Did the early experience of composing TV commercials influence the way you guys produce music as Sick Individuals?
No, actually it didn’t. But it made us decide to go 100% as Sick Individuals because before, we were in Shanghai for three months, and that was where we started our DJing career actually. We made TV commercials in Shanghai for McDonalds, Volkswagen, and it all got aired and we saw all those TV commercials. I was actually singing on one (laughs) and that was super, super cool. Because we did that together, we decided next to that we wanna make music as Sick Individuals. Because we felt like [TV commercials aren’t] what we wanna do right now at this age. We wanna do something fun, we wanna party, have a good time.

Film scoring is not in the cards then?
No, not for now. Maybe at some point we will, if it’s cool, something would come up. But I think we are capable of doing something different and that’s what we’ve been showing for a long time. We have a Sick Individuals sound, we don’t like to make a track that sounds, every time, almost exactly the same (laughs) like some DJs do. So, that’s what we love. Maybe we’ll get bored and do something like that I can imagine.

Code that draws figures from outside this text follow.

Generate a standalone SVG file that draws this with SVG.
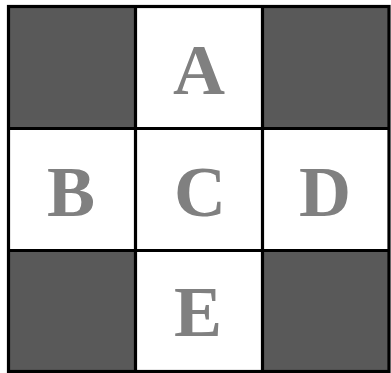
<svg xmlns="http://www.w3.org/2000/svg" width="391" height="373" viewBox="0 0 391 373">
<style>
.dark{fill:#595959;stroke:none}
.grid{stroke:#000;stroke-width:3.2;fill:none}
.lbl{font-family:'Liberation Serif',serif;font-weight:700;font-size:72px;fill:#808080;text-anchor:middle}
</style>
<rect width="391" height="373" fill="#fff"/>
<g id="cell-tl"><rect class="dark" x="8.5" y="6.5" width="127" height="122"/></g>
<g id="cell-tr"><rect class="dark" x="262.5" y="6.5" width="126.5" height="122"/></g>
<g id="cell-bl"><rect class="dark" x="8.5" y="250.5" width="127" height="121"/></g>
<g id="cell-br"><rect class="dark" x="262.5" y="250.5" width="126.5" height="121"/></g>
<g id="grid">
<rect class="grid" x="8.5" y="6.5" width="380.5" height="365"/>
<line class="grid" x1="135.5" y1="6.5" x2="135.5" y2="371.5"/>
<line class="grid" x1="262.5" y1="6.5" x2="262.5" y2="371.5"/>
<line class="grid" x1="8.5" y1="128.5" x2="389" y2="128.5"/>
<line class="grid" x1="8.5" y1="250.5" x2="389" y2="250.5"/>
</g>
<g id="A"><text class="lbl" x="199" y="94">A</text></g>
<g id="B"><text class="lbl" x="71" y="216">B</text></g>
<g id="C"><text class="lbl" x="200" y="216">C</text></g>
<g id="D"><text class="lbl" x="325" y="216">D</text></g>
<g id="E"><text class="lbl" x="198" y="336">E</text></g>
</svg>
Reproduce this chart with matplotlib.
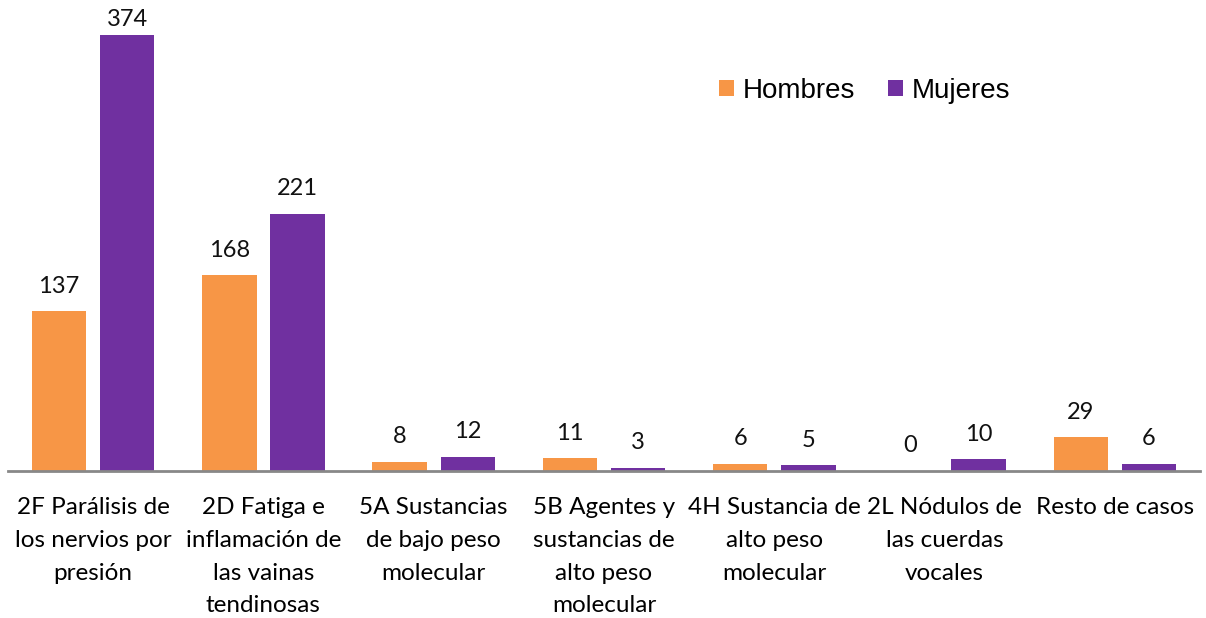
import numpy as np
import matplotlib.pyplot as plt

categories = [
    "2F Parálisis de\nlos nervios por\npresión",
    "2D Fatiga e\ninflamación de\nlas vainas\ntendinosas",
    "5A Sustancias\nde bajo peso\nmolecular",
    "5B Agentes y\nsustancias de\nalto peso\nmolecular",
    "4H Sustancia de\nalto peso\nmolecular",
    "2L Nódulos de\nlas cuerdas\nvocales",
    "Resto de casos",
]
hombres = [137, 168, 8, 11, 6, 0, 29]
mujeres = [374, 221, 12, 3, 5, 10, 6]

C_H = "#F79646"
C_M = "#7030A0"

fig = plt.figure(figsize=(12.06, 6.18), dpi=100)
fig.patch.set_facecolor("white")
ax = fig.add_axes([8 / 1206, 147 / 618, 1192 / 1206, 466 / 618])

x = np.arange(len(categories))
w = 0.32
gap = 0.04
b1 = ax.bar(x - w / 2 - gap, hombres, w, color=C_H, label="Hombres")
b2 = ax.bar(x + w / 2 + gap, mujeres, w, color=C_M, label="Mujeres")

for bars, vals in [(b1, hombres), (b2, mujeres)]:
    for r, v in zip(bars, vals):
        ax.text(r.get_x() + r.get_width() / 2, min(v + 16, 382), str(v),
                ha="center", va="baseline", fontsize=17, family="Lato",
                color="#111111")

ax.set_xlim(-0.5, len(categories) - 0.5)
ax.set_ylim(0, 400)
ax.set_yticks([])
ax.set_xticks(x)
ax.set_xticklabels(categories, fontsize=17.5, family="Lato", linespacing=1.68,
                   va="top")
ax.tick_params(axis="x", length=0, pad=19)
for s in ["top", "right", "left"]:
    ax.spines[s].set_visible(False)
ax.spines["bottom"].set_color("#888888")
ax.spines["bottom"].set_linewidth(2)

ax.legend(loc="center left", bbox_to_anchor=(0.585, 0.816), ncol=2,
          frameon=False, handlelength=0.55, handleheight=0.55,
          handletextpad=0.3, columnspacing=1.17, borderpad=0,
          prop={"family": "Liberation Sans", "size": 20})

fig.savefig("out.png", dpi=100, facecolor="white")
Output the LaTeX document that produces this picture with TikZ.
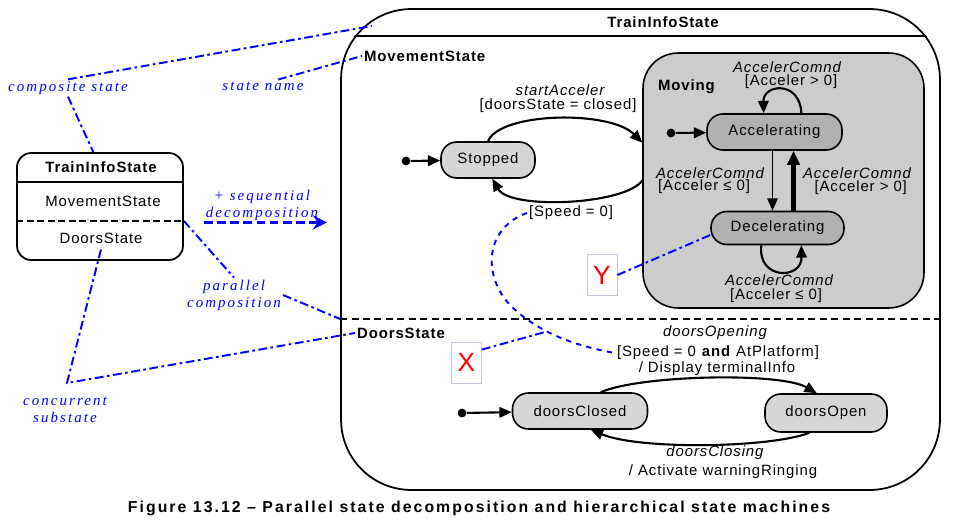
\documentclass[tikz,border=0pt]{standalone}
\usepackage{fontspec}
\setmainfont{Liberation Sans}[LetterSpace=6]
\newfontfamily\notefont{Liberation Serif}[LetterSpace=14]
\newfontfamily\capfont{Liberation Sans}[LetterSpace=13]
\usetikzlibrary{arrows.meta,calc,positioning}
\definecolor{boxline}{RGB}{200,200,225}

\begin{document}
\begin{tikzpicture}[x=0.02cm, y=-0.02cm,
		font=\fontsize{8.5}{10}\selectfont,
		state/.style={draw, line width=0.9pt, rounded corners=9pt, fill=gray!32, inner sep=0pt},
		substate/.style={state, fill=gray!62},
		initdot/.style={circle, fill, inner sep=0pt, minimum size=5pt},
		trans/.style={line width=1.2pt, -{Triangle[length=7pt,width=6pt]}},
		stitle/.style={font=\fontsize{8.5}{10}\selectfont\bfseries, inner sep=1pt},
		evt/.style={font=\fontsize{8.5}{10}\selectfont\itshape, inner sep=1pt},
		guard/.style={inner sep=1pt},
		note/.style={text=blue, font=\notefont\itshape\fontsize{8.5}{9.7}\selectfont, align=center, inner sep=1pt},
		noteline/.style={draw=blue, line width=1.1pt, dash pattern=on 5pt off 2pt on 1.5pt off 2pt},
		markbox/.style={draw=boxline, text=red, font=\fontsize{15}{15}\selectfont, minimum width=0.6cm, minimum height=0.82cm, inner sep=0pt}]
			\useasboundingbox (0,0) rectangle (960,527);
			
			\node[draw, line width=1pt, rounded corners=40pt, minimum width=11.98cm, minimum height=9.62cm, inner sep=0pt] (train) at (640.5,249.5) {};
			\begin{scope}
				\clip[rounded corners=40pt] (train.north west) rectangle (train.south east);
				\draw[line width=1pt] (300,36) -- (960,36);
			\end{scope}
			\node[stitle] (trainname) at (663,22) {TrainInfoState};
			\coordinate (divL) at (train.west |- 0,319);
			\coordinate (divR) at (train.east |- 0,319);
			\draw[line width=1.2pt, dash pattern=on 4pt off 2.5pt] (divL) -- (divR);
			\node[stitle, anchor=west] (movname) at (362,56) {MovementState};
			\node[stitle, anchor=west] (doorsname) at (355,333) {DoorsState};
			
			\node[initdot] (i1) at (406,161) {};
			\node[state, minimum width=1.88cm, minimum height=0.72cm] (stopped) at (488,160) {Stopped};
			\draw[trans] (i1) -- (stopped);
			
			\node[draw, line width=0.9pt, rounded corners=20pt, fill=gray!40, minimum width=5.62cm, minimum height=5.1cm, inner sep=0pt] (moving) at (783.5,180.5) {};
			\node[stitle, anchor=west] (movingname) at (656,87) {Moving};
			\node[initdot] (i2) at (671,133) {};
			\node[substate, minimum width=2.7cm, minimum height=0.72cm] (acc) at (774.5,132) {Accelerating};
			\node[substate, minimum width=2.66cm, minimum height=0.66cm] (dec) at (777.5,228) {Decelerating};
			\draw[trans] (i2) -- (acc);
			
			\draw[trans] (acc.35) .. controls (800,80) and (763,84) .. (acc.120);
			\node[evt] (accloop1) at (787,67) {AccelerComnd};
			\node[guard] (accloop2) at (791,82) {[Acceler > 0]};
			
			\coordinate (a2d) at ($(acc.south)+(-2,0)$);
			\coordinate (d2a) at ($(acc.south)+(19,0)$);
			\draw[line width=0.8pt, -{Triangle[length=7pt,width=6pt]}] (a2d) -- (a2d |- dec.north);
			\draw[line width=2.4pt, -{Triangle[length=8pt,width=7pt]}] (d2a |- dec.north) -- (d2a);
			\node[evt, anchor=west] (down1) at (654,173) {AccelerComnd};
			\node[guard, anchor=west] (down2) at (656,187) {[Acceler ≤ 0]};
			\node[evt, anchor=east] (up1) at (913,173) {AccelerComnd};
			\node[guard, anchor=east] (up2) at (909,188) {[Acceler > 0]};
			
			\draw[trans] (dec.-133) .. controls (757,280) and (802,280) .. (dec.-36);
			\node[evt] (decloop1) at (779,280) {AccelerComnd};
			\node[guard] (decloop2) at (776,296) {[Acceler ≤ 0]};
			
			\draw[trans] (stopped.north) .. controls (500,112) and (610,110) .. (moving.165);
			\draw[trans] (moving.west) .. controls (625,205) and (510,210) .. (stopped.-77);
			\node[evt] (sa1) at (560,90) {startAcceler};
			\node[guard] (sa2) at (558,106) {[doorsState = closed]};
			\node[guard] (sp0) at (571,213) {[Speed = 0]};
			
			\node[initdot] (i3) at (462,413) {};
			\node[state, minimum width=2.7cm, minimum height=0.72cm] (closed) at (580,411) {doorsClosed};
			\node[state, minimum width=2.44cm, minimum height=0.76cm] (open) at (826,413) {doorsOpen};
			\draw[trans] (i3) -- (closed);
			\draw[trans] (closed.42) .. controls (640,375) and (780,372) .. (open.115);
			\draw[trans] (open.-130) .. controls (770,448) and (640,450) .. (closed.-60);
			\node[evt] (do1) at (715,333) {doorsOpening};
			\node[guard] (do2) at (718,353) {[Speed = 0 \textbf{and} AtPlatform]};
			\node[guard] (do3) at (717,369) {/ Display terminalInfo};
			\node[evt] (dc1) at (715,453) {doorsClosing};
			\node[guard] (dc2) at (723,472) {/ Activate warningRinging};
			
			\node[draw, line width=1pt, rounded corners=8pt, minimum width=3.32cm, minimum height=2.14cm, inner sep=0pt] (info) at (100,206.5) {};
			\draw[line width=1pt] (info.west |- 0,182) -- (info.east |- 0,182);
			\coordinate (sepL) at (info.west |- 0,221);
			\coordinate (sepR) at (info.east |- 0,221);
			\draw[line width=1pt, dash pattern=on 4pt off 2pt] (sepL) -- (sepR);
			\node[stitle] (infoname) at (101,167) {TrainInfoState};
			\node (infomov) at (103,201) {MovementState};
			\node (infodoors) at (101,238) {DoorsState};
			
			\node[note] (cs) at (68,88) {composite state};
			\node[note] (sn) at (263,86) {state name};
			\node[note] (seq) at (262,205) {+ sequential\\decomposition};
			\node[note] (par) at (234,295) {parallel\\composition};
			\node[note] (cc) at (65,410) {concurrent\\substate};
			
			\coordinate (trainTL) at (372,26);
			\coordinate (ccTip) at (67,383);
			\coordinate (seqEnd) at (327,225);
			\draw[noteline] (cs.north) -- (trainTL);
			\draw[noteline] (cs.south) -- (info.97);
			\draw[noteline] ($(sn.north)+(15,0)$) -- (movname.west);
			\draw[noteline] (sepR) -- (par.north);
			\draw[noteline] (par.east) -- (divL);
			\draw[noteline] (infodoors.south) -- (ccTip) -- (doorsname.west);
			\draw[draw=blue, line width=2pt, dash pattern=on 5pt off 2.5pt, -{Stealth[length=8pt,width=8pt]}] (seq.south west) -- (seq.south west -| seqEnd);
			
			\node[markbox] (xbox) at (466.5,362.5) {X};
			\node[markbox] (ybox) at (602,275) {Y};
			\coordinate (xhit) at (545,332);
			\draw[noteline] (xbox.40) -- (xhit);
			\draw[noteline] (ybox.east) -- (dec.186);
			\draw[draw=blue, line width=1.1pt, dashed] (sp0.west) .. controls (485,228) and (482,275) .. (510,305) .. controls (535,330) and (570,345) .. (do2.west);
			
			\node[font=\capfont\fontsize{9}{11}\selectfont\bfseries] (caption) at (479,508) {Figure 13.12 – Parallel state decomposition and hierarchical state machines};
			
\end{tikzpicture}
\end{document}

What is installed for Sick Individuals in the next year?
We have a lot of good music coming up, and that’s like the best thing in the world for us (laughs). Because finally we are at the point where we can decide what kind of vocal we want that we can go to the studio with people and work on vocals, work on new tracks. We have a lot of progressive tracks. We really feel that there is a need for more progressive sound right now and besides that we are also doing some club bangers – don’t worry (laughs). There’s also a lot of partying as well. The music side is absolutely great, and also, we’re gonna do great festivals. I’m super excited.

As excited as playing on a cruise ship?
Hell yeah! Some of my buddies are coming there, so it’s amazing. D-Block & S-te-fan are coming down as well, and yeah, Dash Berlin.

Sick Individuals are among the international acts lined up to play at It’s The Ship, which starts tomorrow and ends on Tuesday 25 November ‘14.